Understanding student loan refinancing

September. 17,2023
Understanding student loan refinancing

What is student loan refinancing?

Student loan refinancing is a great way to pay off student loans faster and reduce your interest rate. It means using a new loan with a lower interest rate to pay off old loans with higher interest rates. Once your old account closes, you are only responsible for the new loan. None of the rates, terms or conditions from the old loan apply to the new one. In fact, you don’t even need to use the same lender to refinance.


The benefits of student loan refinancing are too enticing to ignore. And even more so for doctors, given refinancing is the easiest way to lower your interest rate, but it also allows you to adjust your monthly payment and term length. When done right, refinancing can amount to thousands in savings over time.


What is the difference between student loan consolidation and refinancing?
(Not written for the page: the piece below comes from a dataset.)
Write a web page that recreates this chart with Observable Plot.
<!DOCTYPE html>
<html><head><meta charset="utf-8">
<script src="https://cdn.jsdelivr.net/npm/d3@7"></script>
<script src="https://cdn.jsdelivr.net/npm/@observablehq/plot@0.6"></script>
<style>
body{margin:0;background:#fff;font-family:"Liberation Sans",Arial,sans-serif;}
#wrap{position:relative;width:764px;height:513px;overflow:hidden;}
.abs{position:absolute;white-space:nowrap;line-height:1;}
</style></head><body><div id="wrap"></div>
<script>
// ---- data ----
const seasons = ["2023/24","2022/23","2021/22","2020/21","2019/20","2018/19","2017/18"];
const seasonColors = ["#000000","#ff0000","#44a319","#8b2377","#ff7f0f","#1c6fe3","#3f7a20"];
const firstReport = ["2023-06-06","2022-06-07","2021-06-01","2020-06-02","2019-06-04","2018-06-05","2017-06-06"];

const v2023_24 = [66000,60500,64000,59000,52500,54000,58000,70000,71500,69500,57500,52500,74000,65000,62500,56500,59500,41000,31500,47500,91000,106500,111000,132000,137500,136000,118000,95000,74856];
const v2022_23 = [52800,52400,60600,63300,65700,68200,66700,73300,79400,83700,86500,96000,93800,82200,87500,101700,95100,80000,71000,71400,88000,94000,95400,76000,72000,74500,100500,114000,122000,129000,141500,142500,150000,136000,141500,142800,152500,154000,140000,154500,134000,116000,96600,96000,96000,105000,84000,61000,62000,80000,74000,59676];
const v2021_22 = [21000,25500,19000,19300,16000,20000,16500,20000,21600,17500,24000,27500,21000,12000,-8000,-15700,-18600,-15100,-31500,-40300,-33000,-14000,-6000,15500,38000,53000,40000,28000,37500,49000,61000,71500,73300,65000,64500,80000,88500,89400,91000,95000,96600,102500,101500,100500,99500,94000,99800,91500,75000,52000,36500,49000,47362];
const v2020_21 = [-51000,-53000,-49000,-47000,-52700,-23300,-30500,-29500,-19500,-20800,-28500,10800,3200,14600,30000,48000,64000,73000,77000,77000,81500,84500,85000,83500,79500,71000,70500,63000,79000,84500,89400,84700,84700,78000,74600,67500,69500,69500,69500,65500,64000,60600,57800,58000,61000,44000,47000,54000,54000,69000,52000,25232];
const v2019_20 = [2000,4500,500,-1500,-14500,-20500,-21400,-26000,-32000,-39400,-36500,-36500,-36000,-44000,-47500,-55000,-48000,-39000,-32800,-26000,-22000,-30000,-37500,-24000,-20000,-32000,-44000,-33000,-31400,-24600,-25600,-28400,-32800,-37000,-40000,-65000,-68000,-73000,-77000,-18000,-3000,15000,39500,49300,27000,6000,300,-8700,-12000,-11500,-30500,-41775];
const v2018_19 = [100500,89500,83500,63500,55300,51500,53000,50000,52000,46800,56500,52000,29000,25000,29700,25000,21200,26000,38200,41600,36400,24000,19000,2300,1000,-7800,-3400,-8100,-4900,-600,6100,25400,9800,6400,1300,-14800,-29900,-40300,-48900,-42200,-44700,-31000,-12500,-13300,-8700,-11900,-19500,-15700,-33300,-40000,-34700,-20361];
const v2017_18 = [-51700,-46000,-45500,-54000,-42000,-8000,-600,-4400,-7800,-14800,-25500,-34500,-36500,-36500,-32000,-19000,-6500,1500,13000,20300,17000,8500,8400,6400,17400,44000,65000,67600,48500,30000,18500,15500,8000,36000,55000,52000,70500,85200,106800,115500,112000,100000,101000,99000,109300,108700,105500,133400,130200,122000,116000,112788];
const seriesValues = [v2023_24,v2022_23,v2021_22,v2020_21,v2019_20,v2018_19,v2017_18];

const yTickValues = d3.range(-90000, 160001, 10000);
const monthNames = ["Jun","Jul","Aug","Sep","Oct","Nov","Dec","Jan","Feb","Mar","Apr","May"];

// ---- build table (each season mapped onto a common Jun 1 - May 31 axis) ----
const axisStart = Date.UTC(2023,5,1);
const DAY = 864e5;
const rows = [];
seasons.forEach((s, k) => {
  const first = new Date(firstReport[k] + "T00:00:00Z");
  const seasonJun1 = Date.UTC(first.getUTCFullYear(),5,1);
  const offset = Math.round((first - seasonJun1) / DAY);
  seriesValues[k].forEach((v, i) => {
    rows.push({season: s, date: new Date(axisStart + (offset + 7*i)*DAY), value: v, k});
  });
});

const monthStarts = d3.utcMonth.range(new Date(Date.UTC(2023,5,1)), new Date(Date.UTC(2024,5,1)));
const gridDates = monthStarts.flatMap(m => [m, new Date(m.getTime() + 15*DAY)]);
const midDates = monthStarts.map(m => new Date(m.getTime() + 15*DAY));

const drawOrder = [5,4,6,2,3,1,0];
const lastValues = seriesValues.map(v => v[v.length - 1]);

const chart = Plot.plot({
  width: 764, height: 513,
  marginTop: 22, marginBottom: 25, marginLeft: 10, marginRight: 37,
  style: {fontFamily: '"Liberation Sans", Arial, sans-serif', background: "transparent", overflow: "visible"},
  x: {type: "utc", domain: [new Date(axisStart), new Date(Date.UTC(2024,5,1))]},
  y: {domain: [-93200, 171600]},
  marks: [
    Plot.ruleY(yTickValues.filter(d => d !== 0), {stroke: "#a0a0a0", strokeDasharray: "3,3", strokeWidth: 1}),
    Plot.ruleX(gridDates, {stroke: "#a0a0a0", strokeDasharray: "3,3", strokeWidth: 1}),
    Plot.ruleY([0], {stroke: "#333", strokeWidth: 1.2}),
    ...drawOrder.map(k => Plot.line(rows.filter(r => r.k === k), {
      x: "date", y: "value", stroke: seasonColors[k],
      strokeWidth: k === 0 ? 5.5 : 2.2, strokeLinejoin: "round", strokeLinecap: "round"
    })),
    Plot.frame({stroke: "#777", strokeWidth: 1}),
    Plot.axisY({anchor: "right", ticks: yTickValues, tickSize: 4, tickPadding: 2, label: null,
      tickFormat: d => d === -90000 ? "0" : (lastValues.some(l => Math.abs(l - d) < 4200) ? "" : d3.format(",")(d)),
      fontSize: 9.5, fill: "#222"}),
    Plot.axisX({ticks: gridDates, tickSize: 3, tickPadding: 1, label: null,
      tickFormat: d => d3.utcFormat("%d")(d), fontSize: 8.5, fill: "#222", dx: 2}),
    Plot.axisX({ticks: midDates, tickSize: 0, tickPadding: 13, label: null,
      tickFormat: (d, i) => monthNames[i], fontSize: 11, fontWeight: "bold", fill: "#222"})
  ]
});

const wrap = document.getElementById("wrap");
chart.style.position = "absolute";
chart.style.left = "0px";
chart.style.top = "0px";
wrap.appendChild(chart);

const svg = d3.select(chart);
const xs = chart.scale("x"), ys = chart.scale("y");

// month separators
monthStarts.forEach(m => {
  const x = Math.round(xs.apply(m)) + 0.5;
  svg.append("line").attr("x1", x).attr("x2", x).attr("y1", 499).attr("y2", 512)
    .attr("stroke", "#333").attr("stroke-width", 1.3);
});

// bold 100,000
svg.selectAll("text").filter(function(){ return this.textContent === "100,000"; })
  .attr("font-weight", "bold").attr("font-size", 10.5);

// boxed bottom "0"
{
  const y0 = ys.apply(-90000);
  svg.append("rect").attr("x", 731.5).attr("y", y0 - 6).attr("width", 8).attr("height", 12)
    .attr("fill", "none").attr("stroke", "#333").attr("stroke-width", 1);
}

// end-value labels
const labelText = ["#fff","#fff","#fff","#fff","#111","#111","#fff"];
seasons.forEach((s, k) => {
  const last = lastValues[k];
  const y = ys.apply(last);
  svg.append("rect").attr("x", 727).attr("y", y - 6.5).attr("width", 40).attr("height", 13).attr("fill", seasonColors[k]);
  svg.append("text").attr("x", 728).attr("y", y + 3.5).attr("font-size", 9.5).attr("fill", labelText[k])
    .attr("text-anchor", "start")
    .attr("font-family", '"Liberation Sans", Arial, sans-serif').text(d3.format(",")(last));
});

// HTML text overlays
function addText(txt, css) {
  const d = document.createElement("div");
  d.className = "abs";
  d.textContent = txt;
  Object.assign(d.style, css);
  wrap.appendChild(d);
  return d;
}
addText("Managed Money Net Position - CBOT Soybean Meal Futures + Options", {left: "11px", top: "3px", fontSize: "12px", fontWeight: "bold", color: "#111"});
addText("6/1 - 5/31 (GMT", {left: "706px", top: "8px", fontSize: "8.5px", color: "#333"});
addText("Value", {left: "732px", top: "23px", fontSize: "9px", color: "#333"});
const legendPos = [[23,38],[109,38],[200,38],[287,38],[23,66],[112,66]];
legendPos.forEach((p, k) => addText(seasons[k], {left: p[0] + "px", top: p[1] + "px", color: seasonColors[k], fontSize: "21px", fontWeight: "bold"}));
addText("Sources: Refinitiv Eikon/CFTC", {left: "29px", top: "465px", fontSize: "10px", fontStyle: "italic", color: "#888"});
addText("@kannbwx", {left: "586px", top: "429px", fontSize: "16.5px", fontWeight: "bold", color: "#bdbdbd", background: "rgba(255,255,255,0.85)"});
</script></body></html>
Student loan consolidation combines multiple loans into a single loan. That means one lender. One interest rate. One monthly payment. Like refinancing, the goal of consolidation is to simplify your financial situation. But they are not the same. To understand the difference between the two, it helps to first know the difference between federal and private student loan consolidation.


Federal student loan consolidation is a program run by the Department of Education. It merges multiple federal education loans into a single direct consolidation loan. But there's a catch. Your new interest rate is the weighted average of rates from your previous loans. It will not decrease. Even with a lower monthly payment, it may require paying more interest over time. However, private student loans do no qualify for a direct consolidation loan. Criteria to qualify varies among private lenders.


The shortcomings of consolidation highlight the advantages of refinancing. For both federal and private loans. You can lower your interest rate based on credit history. You can also adjust your monthly payment and term length based on income. In essence, refinancing and consolidation seek the same end goal. To simplify and improve your financial situation. But refinancing can actually save you money long-term.